Assessment Variety: Grades are based on essays, class participation, and internal assessments, not just one exam.
This model fosters autonomy, critical thinking, and real-world problem-solving. Students often come out not just with knowledge, but with the confidence to apply it.
However, there are trade-offs. One common concern is that in allowing deep specialization early on, some systems may sacrifice breadth. Students may not get the same level of exposure to core subjects across the board. For example, an Indian student finishing high school often has a stronger foundation in advanced math, theoretical science, or grammar than their international counterparts. That depth, although intense, becomes an asset in certain fields of higher education and careers.
So while flexibility is empowering, it works best when paired with a strong base. The challenge is finding a balance between freedom and foundational discipline.
A Personal Wake-Up Call
This difference isn’t just theoretical to me. I’ve lived it.
During my university years in India, assignments often meant copying text from Wikipedia, blogs, or textbooks. There was rarely any deep engagement with the subject. It often felt like the teachers didn’t read what we submitted. It was more of a paper-pushing routine than actual learning.
But everything changed when I moved to New Zealand for a postgraduate program. I was introduced to a completely different academic culture. I had to write research papers based on peer-reviewed journal articles, some from publications I had never even heard of before. We were expected to read critically, reference properly, and bring original thought to the table.
For the first time, I understood what academic research really meant. It was not just about rewriting someone else’s words, but about questioning, analyzing, and building new ideas. That shift was challenging, but also incredibly liberating.
Do We Have to Choose One? Maybe Not
It’s easy to compare one system with another, but maybe the solution isn’t to choose. Theoretical grounding and practical exposure are both essential. One gives us depth. The other gives us direction.
India’s strength lies in producing students with strong foundational knowledge and resilience. But to stay relevant in a fast-changing world, we also need to nurture adaptability, communication, and innovation. These qualities come from practical, experiential learning.
Signs of Change – Indian Schools That Are Evolving
The good news is that many Indian schools are already moving in the right direction. Some CBSE and ICSE schools now offer interdisciplinary modules, robotics clubs, entrepreneurship classes, and flexible electives. Schools adopting the Cambridge or IB curriculum are blending Indian academic strength with global practices. The National Education Policy (NEP) 2020 aims to make learning more holistic, reduce rote learning, and promote vocational training.
While these changes may take time to become widespread, they show a broader shift from content delivery to meaningful learning.
What Can Parents and Schools Do Today?
Bridging the gap doesn’t always require a complete curriculum overhaul. Often, small shifts make a big difference.
For Parents: Encourage exploration through extracurriculars, coding kits, creative writing, or debate clubs. Talk to your child about why they’re learning something, not just what. Focus on their interests, not only their grades.

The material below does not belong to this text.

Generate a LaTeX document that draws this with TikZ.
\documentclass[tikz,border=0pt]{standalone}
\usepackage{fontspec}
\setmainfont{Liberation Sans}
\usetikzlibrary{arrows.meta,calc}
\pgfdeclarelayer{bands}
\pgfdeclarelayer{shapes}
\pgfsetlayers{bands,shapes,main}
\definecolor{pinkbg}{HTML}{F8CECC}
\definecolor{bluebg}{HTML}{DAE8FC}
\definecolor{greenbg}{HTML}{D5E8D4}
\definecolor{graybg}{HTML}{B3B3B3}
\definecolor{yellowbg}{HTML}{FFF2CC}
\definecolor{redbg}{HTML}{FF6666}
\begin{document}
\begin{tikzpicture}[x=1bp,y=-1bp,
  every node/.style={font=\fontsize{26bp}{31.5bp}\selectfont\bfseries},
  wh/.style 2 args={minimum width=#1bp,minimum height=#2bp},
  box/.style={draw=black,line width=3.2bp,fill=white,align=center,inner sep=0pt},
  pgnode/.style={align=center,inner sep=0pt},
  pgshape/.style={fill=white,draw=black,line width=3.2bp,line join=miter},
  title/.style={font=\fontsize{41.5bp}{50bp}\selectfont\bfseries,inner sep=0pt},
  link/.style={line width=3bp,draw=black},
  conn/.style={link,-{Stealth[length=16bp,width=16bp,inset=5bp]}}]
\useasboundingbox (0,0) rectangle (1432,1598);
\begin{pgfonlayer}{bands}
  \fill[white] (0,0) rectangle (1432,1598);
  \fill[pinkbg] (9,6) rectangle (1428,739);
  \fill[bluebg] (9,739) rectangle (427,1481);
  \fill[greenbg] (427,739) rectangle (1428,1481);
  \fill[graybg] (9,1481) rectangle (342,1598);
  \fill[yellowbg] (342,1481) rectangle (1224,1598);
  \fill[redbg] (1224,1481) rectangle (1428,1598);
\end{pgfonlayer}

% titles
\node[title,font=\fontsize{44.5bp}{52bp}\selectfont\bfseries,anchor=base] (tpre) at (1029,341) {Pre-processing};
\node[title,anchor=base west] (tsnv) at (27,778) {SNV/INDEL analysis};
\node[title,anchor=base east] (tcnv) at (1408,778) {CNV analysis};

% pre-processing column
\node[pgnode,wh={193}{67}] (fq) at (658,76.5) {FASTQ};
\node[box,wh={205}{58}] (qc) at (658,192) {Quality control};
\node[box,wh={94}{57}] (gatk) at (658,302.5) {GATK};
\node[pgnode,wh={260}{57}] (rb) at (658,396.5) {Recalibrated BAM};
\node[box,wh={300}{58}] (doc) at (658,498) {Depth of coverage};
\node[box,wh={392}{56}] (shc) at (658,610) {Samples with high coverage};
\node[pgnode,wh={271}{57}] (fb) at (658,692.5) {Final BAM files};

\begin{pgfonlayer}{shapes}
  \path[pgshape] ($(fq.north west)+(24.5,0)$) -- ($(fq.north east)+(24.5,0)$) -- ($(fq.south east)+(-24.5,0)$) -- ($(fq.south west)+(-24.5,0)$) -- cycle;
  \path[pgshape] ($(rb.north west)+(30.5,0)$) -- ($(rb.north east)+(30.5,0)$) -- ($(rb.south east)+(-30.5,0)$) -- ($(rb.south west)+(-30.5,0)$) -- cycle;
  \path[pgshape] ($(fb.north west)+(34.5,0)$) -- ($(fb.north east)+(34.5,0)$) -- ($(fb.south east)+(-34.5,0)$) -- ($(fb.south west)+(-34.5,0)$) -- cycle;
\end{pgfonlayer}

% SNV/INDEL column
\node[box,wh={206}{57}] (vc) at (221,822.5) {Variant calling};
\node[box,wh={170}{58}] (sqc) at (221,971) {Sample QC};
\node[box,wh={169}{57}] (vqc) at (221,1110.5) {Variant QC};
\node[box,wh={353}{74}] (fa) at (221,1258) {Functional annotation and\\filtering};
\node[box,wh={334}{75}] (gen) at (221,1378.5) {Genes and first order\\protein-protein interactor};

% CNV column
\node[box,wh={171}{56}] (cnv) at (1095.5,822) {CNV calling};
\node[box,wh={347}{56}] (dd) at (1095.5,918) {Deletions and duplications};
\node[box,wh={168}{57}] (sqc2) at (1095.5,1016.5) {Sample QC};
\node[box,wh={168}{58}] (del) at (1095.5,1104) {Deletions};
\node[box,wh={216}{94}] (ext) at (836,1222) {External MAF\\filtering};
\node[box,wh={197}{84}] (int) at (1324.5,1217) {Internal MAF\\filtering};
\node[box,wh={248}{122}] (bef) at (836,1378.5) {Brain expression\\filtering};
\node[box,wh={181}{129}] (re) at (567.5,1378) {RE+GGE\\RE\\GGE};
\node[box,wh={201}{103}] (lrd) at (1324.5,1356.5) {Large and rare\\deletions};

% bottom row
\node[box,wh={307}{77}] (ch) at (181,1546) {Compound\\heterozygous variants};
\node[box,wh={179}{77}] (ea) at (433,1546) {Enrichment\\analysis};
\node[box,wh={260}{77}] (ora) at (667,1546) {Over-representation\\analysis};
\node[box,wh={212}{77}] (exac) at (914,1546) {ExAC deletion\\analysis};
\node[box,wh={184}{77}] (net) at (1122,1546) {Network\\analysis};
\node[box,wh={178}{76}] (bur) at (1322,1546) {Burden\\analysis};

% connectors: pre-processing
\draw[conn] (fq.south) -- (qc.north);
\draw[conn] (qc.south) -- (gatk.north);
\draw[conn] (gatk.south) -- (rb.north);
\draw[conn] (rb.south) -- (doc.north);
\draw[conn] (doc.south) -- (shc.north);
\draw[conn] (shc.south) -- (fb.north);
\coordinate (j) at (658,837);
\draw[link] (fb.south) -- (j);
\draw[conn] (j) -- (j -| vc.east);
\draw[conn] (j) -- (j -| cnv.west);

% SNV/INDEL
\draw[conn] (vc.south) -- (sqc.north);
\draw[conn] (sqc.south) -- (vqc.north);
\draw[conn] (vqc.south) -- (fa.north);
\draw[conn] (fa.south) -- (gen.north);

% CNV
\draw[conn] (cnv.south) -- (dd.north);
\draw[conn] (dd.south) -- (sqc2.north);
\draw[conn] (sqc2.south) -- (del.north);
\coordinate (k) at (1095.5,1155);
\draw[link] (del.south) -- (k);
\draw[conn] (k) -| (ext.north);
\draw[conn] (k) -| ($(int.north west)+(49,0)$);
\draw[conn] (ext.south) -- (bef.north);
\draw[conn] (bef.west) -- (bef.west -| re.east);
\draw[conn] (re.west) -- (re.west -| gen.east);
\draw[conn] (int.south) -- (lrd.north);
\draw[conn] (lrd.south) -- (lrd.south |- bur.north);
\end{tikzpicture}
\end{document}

For Schools: Introduce more project-based assessments and student-led learning. Offer flexibility where possible, even within board structures. Celebrate different kinds of intelligence, not just academic performance.

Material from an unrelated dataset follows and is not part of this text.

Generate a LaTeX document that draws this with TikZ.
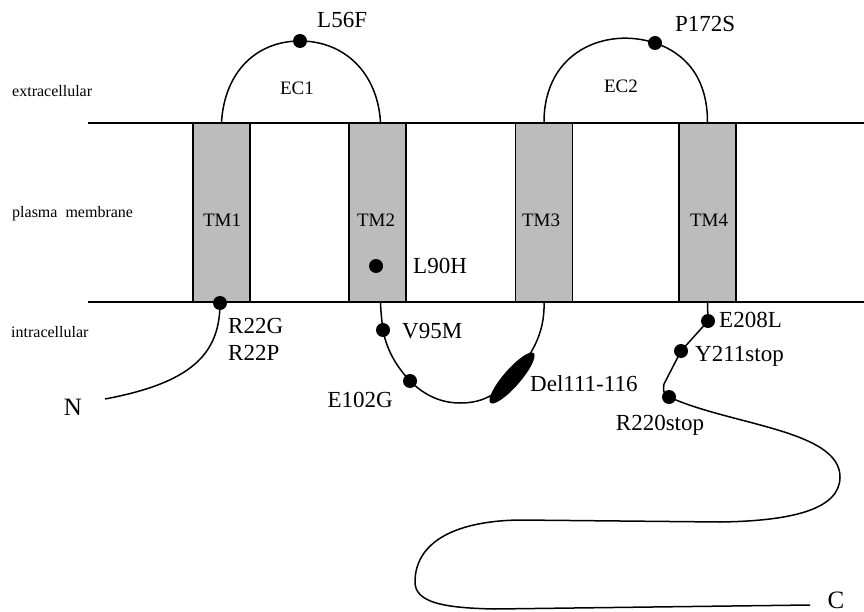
\documentclass[tikz,border=0pt]{standalone}
\usepackage{fontspec}
\setmainfont{Liberation Serif}
\usepackage{tikz}
\usetikzlibrary{
  positioning,
  shapes.geometric
}
\definecolor{tmFill}{HTML}{BCBCBC}
\tikzset{
  tmbox/.style={
    draw, line width=1.4pt, fill=tmFill, minimum width=57pt, minimum height=179pt, inner sep=0pt
  },
  tmname/.style={font=\fontsize{19}{22}\selectfont, inner sep=0pt, anchor=base},
  membrane/.style={line width=1.9pt},
  peptide/.style={line width=1.5pt},
  mutdot/.style={circle, fill=black, minimum size=14pt, inner sep=0pt},
  delblob/.style={ellipse, fill=black, minimum width=66pt, minimum height=17pt, inner sep=0pt, rotate=49},
  mutlabel/.style={font=\fontsize{23}{27}\selectfont, inner sep=0pt, anchor=base west},
  sidelabel/.style={font=\fontsize{16}{19}\selectfont, inner sep=0pt, anchor=base west},
  loopname/.style={font=\fontsize{19}{22}\selectfont, inner sep=0pt, anchor=base},
  termlabel/.style={font=\fontsize{25}{30}\selectfont, inner sep=0pt, anchor=base}
}

\begin{document}
\begin{tikzpicture}[x=1pt, y=-1pt]
  \useasboundingbox (0,0) rectangle (864,612);
  \draw[membrane] (88,123) -- (864,123);
  \draw[membrane] (88,302) -- (864,302);
  \node[tmbox] (tm1) at (221.5,212.5) {};
  \node[tmbox] (tm2) at (377.5,212.5) {};
  \node[tmbox] (tm3) at (544,212.5) {};
  \node[tmbox] (tm4) at (707.5,212.5) {};
  \node[tmname] (tm1name) at (222,227) {TM1};
  \node[tmname] (tm2name) at (376,227) {TM2};
  \node[tmname] (tm3name) at (541,227) {TM3};
  \node[tmname] (tm4name) at (709,227) {TM4};

  \node[sidelabel] (extra) at (12,97) {extracellular};
  \node[sidelabel] (plasma) at (12,218) {plasma\ \ membrane};
  \node[sidelabel] (intra) at (11,337) {intracellular};
  \node[loopname] (ec1) at (297,95) {EC1};
  \node[loopname] (ec2) at (621,93) {EC2};

  \node[mutdot] (l56f) at (300,41) {};
  \node[mutdot] (p172s) at (655,43) {};
  \node[mutdot] (l90h) at (376,266) {};
  \node[mutdot] (r22) at (220,303) {};
  \node[mutdot] (v95m) at (383,330) {};
  \node[mutdot] (e102g) at (410,381) {};
  \node[delblob] (del) at (512,378) {};
  \node[mutdot] (e208l) at (708,321) {};
  \node[mutdot] (y211) at (681,351) {};
  \node[mutdot] (r220) at (669,397) {};
  \coordinate (nend) at (105,399);
  \coordinate (cend) at (810,605);
  \coordinate (loopbot) at (460,403);

  \draw[peptide] (tm1.north) .. controls +(3,-50) and +(-44,0) .. (l56f.center)
    .. controls +(44,0) and +(-3,-50) .. ([xshift=3pt]tm2.north);
  \draw[peptide] (tm3.north) .. controls +(0,-72) and +(-48,-16) .. (p172s.center)
    .. controls +(30,10) and +(0,-45) .. (tm4.north);
  \draw[peptide] (r22.center) .. controls (220,355) and (190,383) .. (nend);
  \draw[peptide] ([xshift=3pt]tm2.south) .. controls (381,315) and (382,322) .. (v95m.center)
    .. controls (387,352) and (398,368) .. (e102g.center)
    .. controls (425,396) and (442,403) .. (loopbot)
    .. controls (478,403) and (494,398) .. (del.center)
    .. controls (530,357) and (545,335) .. (tm3.south);
  \draw[peptide] (tm4.south) -- (e208l.center) -- (y211.center) -- (664,384)
    .. controls (663,392) .. (r220.center);
  \draw[peptide] (r220.center) .. controls (730,425) and (840,430) .. (840,477)
    .. controls (840,510) and (790,521) .. (720,522) -- (520,520)
    .. controls (450,521) and (415,545) .. (415,582)
    .. controls (415,603) and (445,608) .. (495,609) -- (cend);

  \node[mutlabel] (l56flabel) at (317,28) {L56F};
  \node[mutlabel] (p172slabel) at (675,32) {P172S};
  \node[mutlabel] (l90hlabel) at (413,273) {L90H};
  \node[mutlabel] (r22glabel) at (228,333) {R22G};
  \node[mutlabel] (r22plabel) at (228,360) {R22P};
  \node[mutlabel] (v95mlabel) at (402,338) {V95M};
  \node[mutlabel, anchor=base east] (e102glabel) at (393,407) {E102G};
  \node[mutlabel] (dellabel) at (530,391) {Del111-116};
  \node[mutlabel] (e208llabel) at (719,327) {E208L};
  \node[mutlabel] (y211label) at (695,361) {Y211stop};
  \node[mutlabel, anchor=base] (r220label) at (660,430) {R220stop};
  \node[termlabel] (nterm) at (73,415) {N};
  \node[termlabel] (cterm) at (836,608) {C};
\end{tikzpicture}
\end{document}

The Way Forward – Practical Dreams, Theoretical Roots
My daughter is only six months old today. She’s still learning to sit up, to smile, to grab things with her tiny hands. But in a few short years, she’ll be walking into her first classroom.
I hope that the classroom welcomes her curiosity. I hope it lets her ask questions, make things, and explore ideas, not just memorize answers. I hope it gives her the best of both worlds: the depth of theory and the thrill of application.
As a parent, I know I can’t control everything. But I can speak up, stay involved, and support the kind of learning that feels joyful and relevant.
Because when the time comes, I want her to love learning, not just survive it.